I think that the utopian view could well and truly become our reality. And if it does – oh my goodness! If we are doing it with packaging, which is one of the lowest value / hardest commodities really to handle because of the complexities of it, if we can do it for packaging we can do it for anything. I truly believe that.
And you know, we are seeing that across the board with all sorts of things. It’s about making sure that the design is good so that the materials can be captured and recovered and reused.
The complexities are being eliminated that prevent that sort of thing from happening. If we can hit that 100% recycled target by 2025, all the other things will fall into place behind it much more easily, so I feel like we’re really close to that – our consumption and recycling report showed last year that we had 89% recyclability across the landscape as it was last year already you know, and that’s just with the organic work we’ve been doing over the last little while to try and adjust to the changes we’ve had to deal with.
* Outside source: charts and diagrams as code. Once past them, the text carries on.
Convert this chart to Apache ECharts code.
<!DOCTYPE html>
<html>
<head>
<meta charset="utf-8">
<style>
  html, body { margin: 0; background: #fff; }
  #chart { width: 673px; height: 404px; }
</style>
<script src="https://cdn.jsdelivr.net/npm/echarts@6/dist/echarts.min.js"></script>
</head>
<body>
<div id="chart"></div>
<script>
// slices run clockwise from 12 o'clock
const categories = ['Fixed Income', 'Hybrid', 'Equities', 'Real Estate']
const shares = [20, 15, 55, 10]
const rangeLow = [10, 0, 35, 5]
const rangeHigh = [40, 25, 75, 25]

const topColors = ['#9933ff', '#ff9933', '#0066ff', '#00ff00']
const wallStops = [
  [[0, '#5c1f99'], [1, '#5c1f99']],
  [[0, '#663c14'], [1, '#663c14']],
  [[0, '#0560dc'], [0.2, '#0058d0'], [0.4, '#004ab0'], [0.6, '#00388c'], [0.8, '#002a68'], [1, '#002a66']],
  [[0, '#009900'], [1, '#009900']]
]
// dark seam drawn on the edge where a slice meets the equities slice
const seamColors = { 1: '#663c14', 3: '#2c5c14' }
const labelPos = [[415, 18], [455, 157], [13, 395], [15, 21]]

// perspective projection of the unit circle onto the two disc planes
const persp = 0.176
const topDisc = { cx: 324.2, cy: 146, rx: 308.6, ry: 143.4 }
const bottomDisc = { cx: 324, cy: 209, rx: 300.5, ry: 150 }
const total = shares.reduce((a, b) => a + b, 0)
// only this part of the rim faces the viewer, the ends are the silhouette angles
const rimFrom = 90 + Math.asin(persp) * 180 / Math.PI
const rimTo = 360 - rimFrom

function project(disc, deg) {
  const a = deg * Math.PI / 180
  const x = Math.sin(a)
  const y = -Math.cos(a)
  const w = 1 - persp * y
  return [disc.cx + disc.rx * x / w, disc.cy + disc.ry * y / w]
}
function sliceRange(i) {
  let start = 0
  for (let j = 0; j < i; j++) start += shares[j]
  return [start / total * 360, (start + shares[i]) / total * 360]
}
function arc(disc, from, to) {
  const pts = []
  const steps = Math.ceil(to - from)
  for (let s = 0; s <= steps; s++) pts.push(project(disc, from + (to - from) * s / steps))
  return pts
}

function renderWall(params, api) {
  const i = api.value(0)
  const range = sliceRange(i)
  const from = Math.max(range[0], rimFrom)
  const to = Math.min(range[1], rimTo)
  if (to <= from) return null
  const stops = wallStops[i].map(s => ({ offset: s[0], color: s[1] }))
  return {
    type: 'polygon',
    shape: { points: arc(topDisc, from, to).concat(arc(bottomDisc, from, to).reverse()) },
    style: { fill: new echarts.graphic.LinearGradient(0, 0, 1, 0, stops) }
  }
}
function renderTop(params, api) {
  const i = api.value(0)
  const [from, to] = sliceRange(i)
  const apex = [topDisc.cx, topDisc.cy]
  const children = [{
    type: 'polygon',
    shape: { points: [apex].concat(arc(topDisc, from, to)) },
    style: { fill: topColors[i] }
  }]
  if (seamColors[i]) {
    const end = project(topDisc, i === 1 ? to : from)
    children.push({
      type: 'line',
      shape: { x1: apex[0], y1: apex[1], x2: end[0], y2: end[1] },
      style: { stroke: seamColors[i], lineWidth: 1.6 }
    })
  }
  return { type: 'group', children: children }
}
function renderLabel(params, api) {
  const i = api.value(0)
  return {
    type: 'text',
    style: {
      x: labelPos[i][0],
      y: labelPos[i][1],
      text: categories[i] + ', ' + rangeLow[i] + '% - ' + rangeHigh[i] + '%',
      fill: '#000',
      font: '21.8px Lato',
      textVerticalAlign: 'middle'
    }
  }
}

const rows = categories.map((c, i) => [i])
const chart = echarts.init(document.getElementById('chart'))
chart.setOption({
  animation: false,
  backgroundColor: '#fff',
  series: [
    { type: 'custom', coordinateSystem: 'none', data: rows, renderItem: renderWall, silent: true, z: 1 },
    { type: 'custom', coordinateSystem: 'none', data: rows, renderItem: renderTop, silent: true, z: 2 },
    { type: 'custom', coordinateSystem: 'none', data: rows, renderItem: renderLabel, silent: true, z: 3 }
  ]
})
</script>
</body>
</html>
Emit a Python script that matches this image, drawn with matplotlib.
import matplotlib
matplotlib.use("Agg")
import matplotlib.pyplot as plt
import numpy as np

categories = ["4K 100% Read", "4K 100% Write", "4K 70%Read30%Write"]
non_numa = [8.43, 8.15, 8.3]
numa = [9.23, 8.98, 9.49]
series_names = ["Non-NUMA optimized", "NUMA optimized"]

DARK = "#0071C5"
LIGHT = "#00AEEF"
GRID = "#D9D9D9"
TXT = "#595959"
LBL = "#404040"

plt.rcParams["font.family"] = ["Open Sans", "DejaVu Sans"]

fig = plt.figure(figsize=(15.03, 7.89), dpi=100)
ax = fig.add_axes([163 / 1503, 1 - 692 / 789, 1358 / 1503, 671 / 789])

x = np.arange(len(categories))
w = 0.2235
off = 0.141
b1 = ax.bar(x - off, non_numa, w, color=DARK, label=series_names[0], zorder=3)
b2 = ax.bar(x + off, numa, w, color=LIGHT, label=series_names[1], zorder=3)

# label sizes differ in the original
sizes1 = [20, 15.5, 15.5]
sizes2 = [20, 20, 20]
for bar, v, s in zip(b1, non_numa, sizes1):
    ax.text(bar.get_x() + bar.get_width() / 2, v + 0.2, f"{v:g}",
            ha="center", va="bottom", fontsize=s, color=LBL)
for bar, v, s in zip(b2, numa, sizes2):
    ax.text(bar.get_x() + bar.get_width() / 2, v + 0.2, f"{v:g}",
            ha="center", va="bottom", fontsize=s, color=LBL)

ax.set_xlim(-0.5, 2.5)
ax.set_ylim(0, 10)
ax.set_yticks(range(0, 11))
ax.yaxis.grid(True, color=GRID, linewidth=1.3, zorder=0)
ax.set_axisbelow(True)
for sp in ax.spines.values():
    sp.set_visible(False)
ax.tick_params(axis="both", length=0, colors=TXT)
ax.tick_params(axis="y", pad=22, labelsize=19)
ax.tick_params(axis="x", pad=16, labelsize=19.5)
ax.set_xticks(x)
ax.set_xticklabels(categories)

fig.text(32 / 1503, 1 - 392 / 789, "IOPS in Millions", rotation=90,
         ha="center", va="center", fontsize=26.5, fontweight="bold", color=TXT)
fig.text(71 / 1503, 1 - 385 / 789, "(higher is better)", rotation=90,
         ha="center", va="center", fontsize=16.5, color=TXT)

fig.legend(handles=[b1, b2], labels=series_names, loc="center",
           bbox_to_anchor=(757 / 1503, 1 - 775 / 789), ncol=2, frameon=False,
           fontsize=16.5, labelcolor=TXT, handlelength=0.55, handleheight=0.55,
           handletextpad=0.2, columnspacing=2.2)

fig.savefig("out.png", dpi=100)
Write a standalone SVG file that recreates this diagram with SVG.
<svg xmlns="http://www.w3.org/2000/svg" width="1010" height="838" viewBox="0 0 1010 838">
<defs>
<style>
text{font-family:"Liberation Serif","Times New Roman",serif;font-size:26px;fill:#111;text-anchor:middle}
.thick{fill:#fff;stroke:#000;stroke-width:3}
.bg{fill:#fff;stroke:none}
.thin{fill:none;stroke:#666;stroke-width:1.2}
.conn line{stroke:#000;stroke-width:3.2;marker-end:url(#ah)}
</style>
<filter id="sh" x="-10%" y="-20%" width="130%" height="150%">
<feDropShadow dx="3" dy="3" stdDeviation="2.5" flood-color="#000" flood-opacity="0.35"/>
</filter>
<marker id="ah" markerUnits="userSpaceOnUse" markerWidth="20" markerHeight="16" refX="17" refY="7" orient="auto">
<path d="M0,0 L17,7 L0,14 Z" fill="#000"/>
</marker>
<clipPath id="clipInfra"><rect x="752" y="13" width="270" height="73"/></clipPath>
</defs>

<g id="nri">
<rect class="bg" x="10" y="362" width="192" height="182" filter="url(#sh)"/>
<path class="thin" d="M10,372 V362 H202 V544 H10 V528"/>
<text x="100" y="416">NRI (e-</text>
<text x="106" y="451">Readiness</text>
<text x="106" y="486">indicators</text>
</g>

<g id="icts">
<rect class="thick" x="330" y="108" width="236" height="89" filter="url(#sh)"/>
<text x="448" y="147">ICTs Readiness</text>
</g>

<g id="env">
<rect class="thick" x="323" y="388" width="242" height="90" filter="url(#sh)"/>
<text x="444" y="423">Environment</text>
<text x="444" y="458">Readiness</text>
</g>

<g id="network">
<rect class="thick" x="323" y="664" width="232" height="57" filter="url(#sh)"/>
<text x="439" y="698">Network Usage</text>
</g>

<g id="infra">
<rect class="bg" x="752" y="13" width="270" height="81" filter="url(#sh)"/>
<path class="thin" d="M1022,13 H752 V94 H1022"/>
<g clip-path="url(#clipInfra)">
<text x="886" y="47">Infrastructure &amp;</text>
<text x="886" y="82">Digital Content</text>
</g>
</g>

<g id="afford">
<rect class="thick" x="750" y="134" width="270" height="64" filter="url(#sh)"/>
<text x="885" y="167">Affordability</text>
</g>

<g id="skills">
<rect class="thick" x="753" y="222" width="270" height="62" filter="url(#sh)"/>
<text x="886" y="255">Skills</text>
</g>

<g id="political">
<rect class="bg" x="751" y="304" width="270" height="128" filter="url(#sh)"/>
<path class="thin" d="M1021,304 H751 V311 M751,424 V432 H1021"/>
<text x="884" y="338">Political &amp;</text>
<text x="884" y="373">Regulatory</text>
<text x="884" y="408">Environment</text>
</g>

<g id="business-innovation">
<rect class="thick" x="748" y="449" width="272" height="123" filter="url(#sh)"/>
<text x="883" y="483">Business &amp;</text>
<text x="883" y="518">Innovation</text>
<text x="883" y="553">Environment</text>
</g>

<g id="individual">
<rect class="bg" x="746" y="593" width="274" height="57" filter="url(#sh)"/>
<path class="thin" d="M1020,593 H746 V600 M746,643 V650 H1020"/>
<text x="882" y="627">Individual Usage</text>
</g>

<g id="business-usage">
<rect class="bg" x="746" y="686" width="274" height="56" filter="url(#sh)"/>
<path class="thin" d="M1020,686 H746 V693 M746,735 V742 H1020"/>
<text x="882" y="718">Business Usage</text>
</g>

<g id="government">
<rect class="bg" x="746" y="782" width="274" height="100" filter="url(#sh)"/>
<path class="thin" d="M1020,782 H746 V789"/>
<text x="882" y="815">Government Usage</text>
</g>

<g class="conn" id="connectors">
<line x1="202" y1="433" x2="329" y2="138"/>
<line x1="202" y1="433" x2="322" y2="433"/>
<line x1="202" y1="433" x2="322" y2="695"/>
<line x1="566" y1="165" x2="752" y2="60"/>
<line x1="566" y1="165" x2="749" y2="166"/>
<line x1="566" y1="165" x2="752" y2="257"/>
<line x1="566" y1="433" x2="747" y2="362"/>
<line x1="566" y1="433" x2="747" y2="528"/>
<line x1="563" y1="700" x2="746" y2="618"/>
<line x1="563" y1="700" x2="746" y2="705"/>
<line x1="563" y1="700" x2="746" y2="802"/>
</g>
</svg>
I think the fact that we’re already at that stage means that we really do have a very good prospect of reaching that target and probably sooner than we had hoped. Once that is in place, all these other things are much easier to start to deal with – it’s about building that infrastructure, which of course takes time – but we’re seeing the investments starting to happen, the government supporting it, businesses coming to the party and taking that responsibility – you know, the brands are taking that responsibility and all the other players in the marketplace that want to support that circular economy too.
I just feel like there’s a – it’s like there’s some kind of revolution going on, it’s amazing. It’s really exciting. And I have enormously positive hopes for 10 years time, I just think we will be living in a very different space.
Thank you so much for your time today, it’s been a really interesting chat.